Der Silbersaal als Kabarett
Wer wie wann wo was spielt: Das ist ab 1. Juli die Aufgabe des Musikkabarettisten und Stimmimitatoren André Hartmann, der künftig „gegen eine „Aufwandsentschädigung“ den künstlerischen Leiter der Lach- und Schieß gibt.
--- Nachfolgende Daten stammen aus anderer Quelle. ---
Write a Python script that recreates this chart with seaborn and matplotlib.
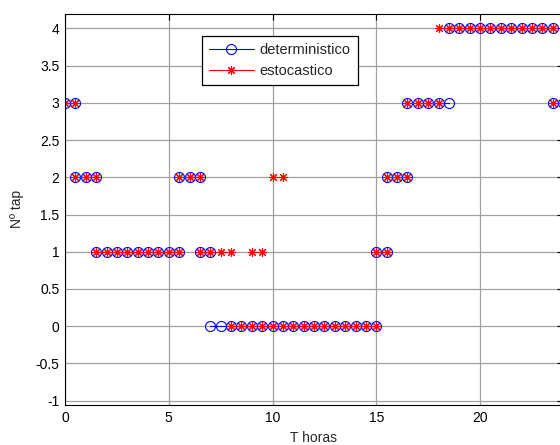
import numpy as np
import pandas as pd
import matplotlib
matplotlib.use("Agg")
import matplotlib.pyplot as plt
import seaborn as sns
from matplotlib.lines import Line2D

# half-hour intervals [0.5*i, 0.5*i+0.5], i = 0..47
det_levels = ([3] + [2]*2 + [1]*8 + [2]*2 + [1] + [0]*16 + [1] + [2]*2
              + [3]*4 + [4]*10 + [3])
est_levels = ([3] + [2]*2 + [1]*8 + [2]*2 + [1]*3 + [0]*2 + [1] + [0] + [2]
              + [0]*9 + [1] + [2]*2 + [3]*3 + [4]*11 + [3])
step = 0.5
series_names = ["deterministico", "estocastico"]
xticks = [0, 5, 10, 15, 20]
yticks = [-1, -0.5, 0, 0.5, 1, 1.5, 2, 2.5, 3, 3.5, 4]


def runs_frame(levels, name):
    rows = []
    seg = 0
    i = 0
    n = len(levels)
    while i < n:
        j = i
        while j + 1 < n and levels[j + 1] == levels[i]:
            j += 1
        for k in range(i, j + 2):
            rows.append({"t": k * step, "tap": levels[i], "seg": seg, "serie": name})
        seg += 1
        i = j + 1
    return pd.DataFrame(rows)


df_det = runs_frame(det_levels, series_names[0])
df_est = runs_frame(est_levels, series_names[1])

sns.set_style("white")
plt.rcParams["font.family"] = ["Liberation Sans", "DejaVu Sans"]

fig = plt.figure(figsize=(5.6, 4.45), dpi=100)
W, H = 560, 445
left, right, top, bottom = 65, 563, 13.5, 405
ax = fig.add_axes([left / W, 1 - bottom / H, (right - left) / W, (bottom - top) / H])

sns.lineplot(data=df_det, x="t", y="tap", units="seg", estimator=None, ax=ax,
             color="blue", marker="o", markersize=7.2, markerfacecolor="none",
             markeredgecolor="blue", markeredgewidth=0.8, linewidth=0.8, legend=False)
sns.lineplot(data=df_est, x="t", y="tap", units="seg", estimator=None, ax=ax,
             color="red", marker=(8, 2, 0), markersize=6.5,
             markeredgecolor="red", markeredgewidth=0.8, linewidth=0.8, legend=False)

ax.set_xlim(0, 24)
ax.set_ylim(-1.058, 4.2)
ax.set_xticks(xticks)
ax.set_yticks(yticks)
ax.set_yticklabels([("%g" % v) for v in yticks])
ax.grid(True, color="#a0a0a0", linewidth=0.9)
ax.set_axisbelow(True)
ax.tick_params(direction="in", length=4, width=0.8, top=True, right=True,
               labelsize=10, colors="black", pad=4)
for s in ax.spines.values():
    s.set_color("black")
    s.set_linewidth(0.8)
ax.set_xlabel("T horas", fontsize=10, labelpad=5)
ax.set_ylabel("Nº tap", fontsize=10, labelpad=8)

handles = [
    Line2D([], [], color="blue", marker="o", markerfacecolor="none", markersize=7.2,
           markeredgewidth=0.8, linewidth=0.8),
    Line2D([], [], color="red", marker=(8, 2, 0), markersize=6.5, markeredgewidth=0.8,
           linewidth=0.8),
]
leg = ax.legend(handles, series_names, loc="upper left",
                bbox_to_anchor=((201.5 - left) / (right - left), 1 - (35.5 - top) / (bottom - top)),
                fontsize=10.5, frameon=True, fancybox=False, edgecolor="black",
                framealpha=1, borderpad=0.5, handlelength=3.1, handletextpad=0.4,
                labelspacing=0.5, borderaxespad=0)
leg.get_frame().set_linewidth(0.9)

fig.savefig("out.png", dpi=100)
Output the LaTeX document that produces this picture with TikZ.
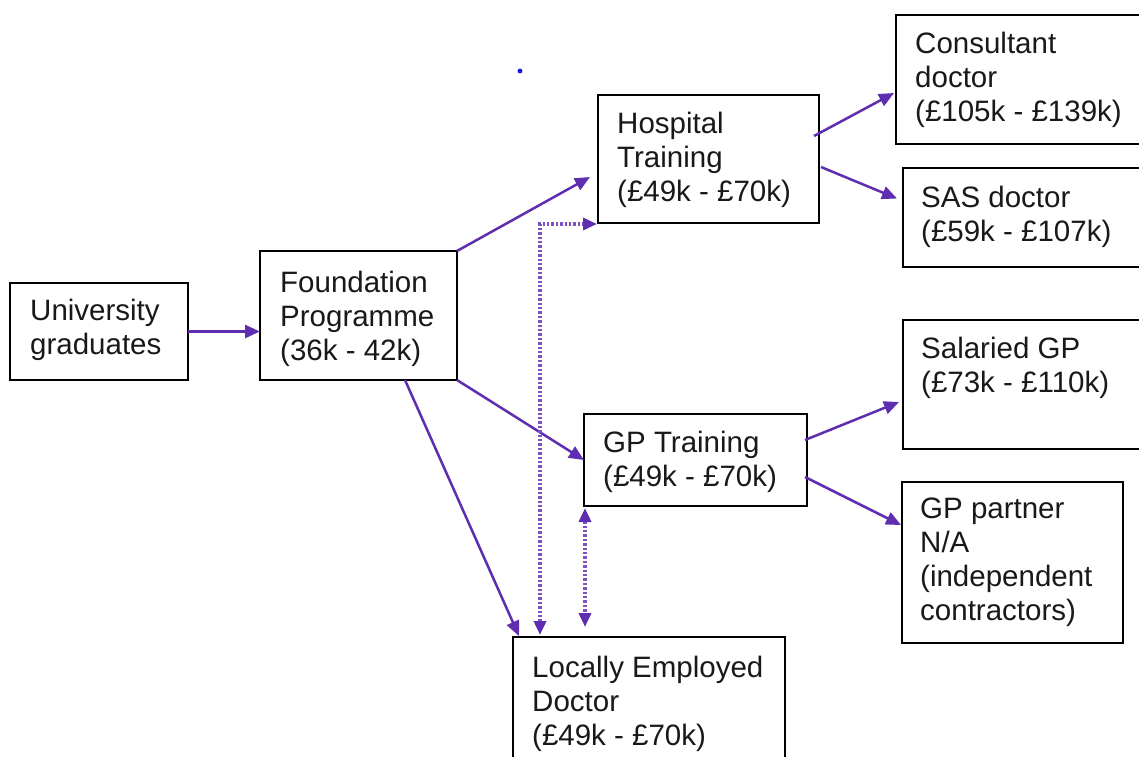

„Wir sind interimsweise, während des Umbaus ja schon in den Silbersaal des Deutschen Theaters gezogen, und: Wir waren fast immer ausverkauft. Das heißt für uns: Wir sind nicht an Schwabing gekettet“, sagt Hartmann der Abendzeitung. Ude schwärmt: „Hartmann: Eine Traum-Besetzung! Er hat uns selbst auf die Idee gebracht, dass er als künstlerischer Leiter infrage kommt.“ Hartmanns Plan: „Das Publikum halten und erweitern.“ Er selbst wird als Pianist mit der Fähigkeit zu musikalischen Interventionen den Soundtrack beisteuern und das künstlerische Programm gestalten.
Beschwörung des Mythos
Darüber hinaus hat Ude mit BR-Intendantin Katja Wildermuth vereinbart, ab Oktober die alten Lach- und Schieß-Aufnahmen aus dem Archiv zu holen. Und im Mai 2025 will man den 100. Geburtstag von Hanns Dieter Hüsch begehen, mit einem satirischen Abend mit Ude, Jörn Pfennig, Kardinal Reinhard Marx und Bruno Jonas. Letzterer hatte das ganze Lach- und Schieß-Beben ja erst ausgelöst, ist zugleich aber Gründungsmitglied der „Ladenhüter“ und „jederzeit auf der Bühne ein gerngesehener Gast“.
Sonst noch was? Ach ja, einen neuen Kabarettpreis wolle man ausloben, für den Nachwuchs im immer übersichtlicher werdenden Segment Politisches Kabarett, Arbeitstitel: „Heißes Eisen“. Das ist und bleibt auch die Lach- und Schieß, dieses zähe Luder.